Ask Schneider, whose next projects are the “iCarly” spinoffs, and he’ll tell you the comedy’s point was illustrating kid empowerment.
“In the (‘iCarly’ final) episode, we’re all moving on,” a soft-spoken Cosgrove said. “It’s sad because it’s kind of the same as how it is in real life. We all kind of grew up and had our childhoods on set, and now it’s time to leave it behind.”Cosgrove, at the time of the interview for this story, was just a couple of months away from starting her first semester at University of Southern California to study theater (her followers on Twitter, MirandaCosgrove, have since been along for the ride as she has chronicled sketch class achievements and library encounters: “You know ur in trouble when u go to check out books at the library to write an essay & the guy checking u out says “May the force be with u,” she recently tweeted).
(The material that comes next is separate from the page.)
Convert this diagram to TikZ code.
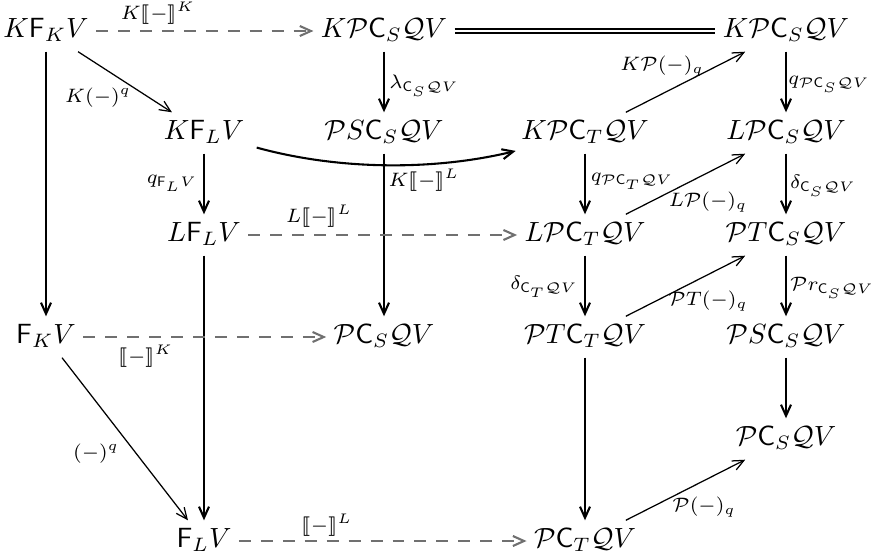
\documentclass[tikz,border=0pt]{standalone}
\usepackage{amsmath,amssymb}
\usepackage{stmaryrd}
\usetikzlibrary{arrows.meta}
\definecolor{dashgray}{RGB}{112,112,112}
\begin{document}
\begin{tikzpicture}[x=0.36pt,y=-0.36pt,
  obj/.style={inner sep=2.5pt, text height=7pt, text depth=2.5pt},
  lab/.style={inner sep=0pt},
  tip/.style={-{Straight Barb[length=4pt,width=3.6pt]}},
  mainarr/.style={line width=0.75pt, tip},
  thinarr/.style={line width=0.45pt, tip},
  dasharr/.style={line width=0.75pt, draw=dashgray, dash pattern=on 4.3pt off 3.6pt, tip},
  dblline/.style={double, line width=0.7pt, double distance=0.8pt}]
\useasboundingbox (0,0) rectangle (872,559);
% objects
\node[obj] (KFK)   at (46,31)  {$K\mathsf{F}_K V$};
\node[obj] (KPCS1) at (384,31) {$K\mathcal{P}\mathsf{C}_S\mathcal{Q}V$};
\node[obj] (KPCS2) at (786,31) {$K\mathcal{P}\mathsf{C}_S\mathcal{Q}V$};
\node[obj] (KFL)   at (204,133) {$K\mathsf{F}_L V$};
\node[obj] (PSCS1) at (384,133) {$\mathcal{P}S\mathsf{C}_S\mathcal{Q}V$};
\node[obj] (KPCT)  at (585,133) {$K\mathcal{P}\mathsf{C}_T\mathcal{Q}V$};
\node[obj] (LPCS)  at (786,133) {$L\mathcal{P}\mathsf{C}_S\mathcal{Q}V$};
\node[obj] (LFL)   at (204,235) {$L\mathsf{F}_L V$};
\node[obj] (LPCT)  at (585,235) {$L\mathcal{P}\mathsf{C}_T\mathcal{Q}V$};
\node[obj] (PTCS)  at (786,235) {$\mathcal{P}T\mathsf{C}_S\mathcal{Q}V$};
\node[obj] (FK)    at (46,337) {$\mathsf{F}_K V$};
\node[obj] (PCS1)  at (384,337) {$\mathcal{P}\mathsf{C}_S\mathcal{Q}V$};
\node[obj] (PTCT)  at (585,337) {$\mathcal{P}T\mathsf{C}_T\mathcal{Q}V$};
\node[obj] (PSCS2) at (786,337) {$\mathcal{P}S\mathsf{C}_S\mathcal{Q}V$};
\node[obj] (PCS2)  at (786,439) {$\mathcal{P}\mathsf{C}_S\mathcal{Q}V$};
\node[obj] (FL)    at (204,541) {$\mathsf{F}_L V$};
\node[obj] (PCT)   at (585,541) {$\mathcal{P}\mathsf{C}_T\mathcal{Q}V$};
% control points of the curved arrow
\coordinate (c1) at (340,170.5);
\coordinate (c2) at (435,170.5);
% arrows
\draw[dasharr] (KFK) -- (KPCS1);
\draw[dblline] (KPCS1) -- (KPCS2);
\draw[thinarr] (KFK) -- (KFL);
\draw[mainarr] (KFK) -- (FK);
\draw[mainarr] (KPCS1) -- (PSCS1);
\draw[mainarr] ([xshift=1.8pt,yshift=2.2pt]KFL.south east) .. controls (c1) and (c2) .. ([xshift=0.7pt,yshift=1pt]KPCT.south west);
\draw[mainarr] (KFL) -- (LFL);
\draw[mainarr] (PSCS1) -- (PCS1);
\draw[thinarr] (KPCT) -- (KPCS2);
\draw[mainarr] (KPCS2) -- (LPCS);
\draw[mainarr] (KPCT) -- (LPCT);
\draw[mainarr] (LPCS) -- (PTCS);
\draw[thinarr] (LPCT) -- (LPCS);
\draw[dasharr] (LFL) -- (LPCT);
\draw[mainarr] (LFL) -- (FL);
\draw[mainarr] (LPCT) -- (PTCT);
\draw[mainarr] (PTCS) -- (PSCS2);
\draw[thinarr] (PTCT) -- (PTCS);
\draw[dasharr] (FK) -- (PCS1);
\draw[thinarr] (FK) -- (FL);
\draw[mainarr] (PSCS2) -- (PCS2);
\draw[mainarr] (PTCT) -- (PCT);
\draw[dasharr] (FL) -- (PCT);
\draw[thinarr] (PCT) -- (PCS2);
% labels
\node[lab] (l1)  at (158,13)  {$\scriptstyle K\llbracket-\rrbracket^K$};
\node[lab] (l2)  at (98,98)   {$\scriptstyle K(-)^q$};
\node[lab] (l3)  at (424,86)  {$\scriptstyle \lambda_{\mathsf{C}_S\mathcal{Q}V}$};
\node[lab] (l4)  at (662,66)  {$\scriptstyle K\mathcal{P}(-)_q$};
\node[lab] (l5)  at (829,84)  {$\scriptstyle q_{\mathcal{P}\mathsf{C}_S\mathcal{Q}V}$};
\node[lab] (l6)  at (172,183) {$\scriptstyle q_{\mathsf{F}_L V}$};
\node[lab] (l7)  at (424,180) {$\scriptstyle K\llbracket-\rrbracket^L$};
\node[lab] (l8)  at (319,216) {$\scriptstyle L\llbracket-\rrbracket^L$};
\node[lab] (l9)  at (632,181) {$\scriptstyle q_{\mathcal{P}\mathsf{C}_T\mathcal{Q}V}$};
\node[lab] (l10) at (708,202) {$\scriptstyle L\mathcal{P}(-)_q$};
\node[lab] (l11) at (823,186) {$\scriptstyle \delta_{\mathsf{C}_S\mathcal{Q}V}$};
\node[lab] (l12) at (544,287) {$\scriptstyle \delta_{\mathsf{C}_T\mathcal{Q}V}$};
\node[lab] (l13) at (832,288) {$\scriptstyle \mathcal{P}r_{\mathsf{C}_S\mathcal{Q}V}$};
\node[lab] (l14) at (708,301) {$\scriptstyle \mathcal{P}T(-)_q$};
\node[lab] (l15) at (146,356) {$\scriptstyle \llbracket-\rrbracket^K$};
\node[lab] (l16) at (96,454)  {$\scriptstyle (-)^q$};
\node[lab] (l17) at (327,525) {$\scriptstyle \llbracket-\rrbracket^L$};
\node[lab] (l18) at (704,507) {$\scriptstyle \mathcal{P}(-)_q$};
\end{tikzpicture}
\end{document}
The finality of it all was not lost on Schneider. He conducted exit interviews with the cast on his own — an “audio scrapbook,” as he called it — asking questions such as “What’s your favorite episode?” and “If ‘iCarly’ were going to be erased or destroyed forever and you could only save one (episode), which would it be?”
“I just wanted to have it because ‘iCarly’ was something really magical,” he said. “And not just for us involved in making it, but a generation of kids. I know that when these kids are in college, they’ll have ‘iCarly’ as a point of reference. Sort of like the way some kids had ‘Saved by the Bell.’ We’ll be a form of nostalgia, and that’s really cool.”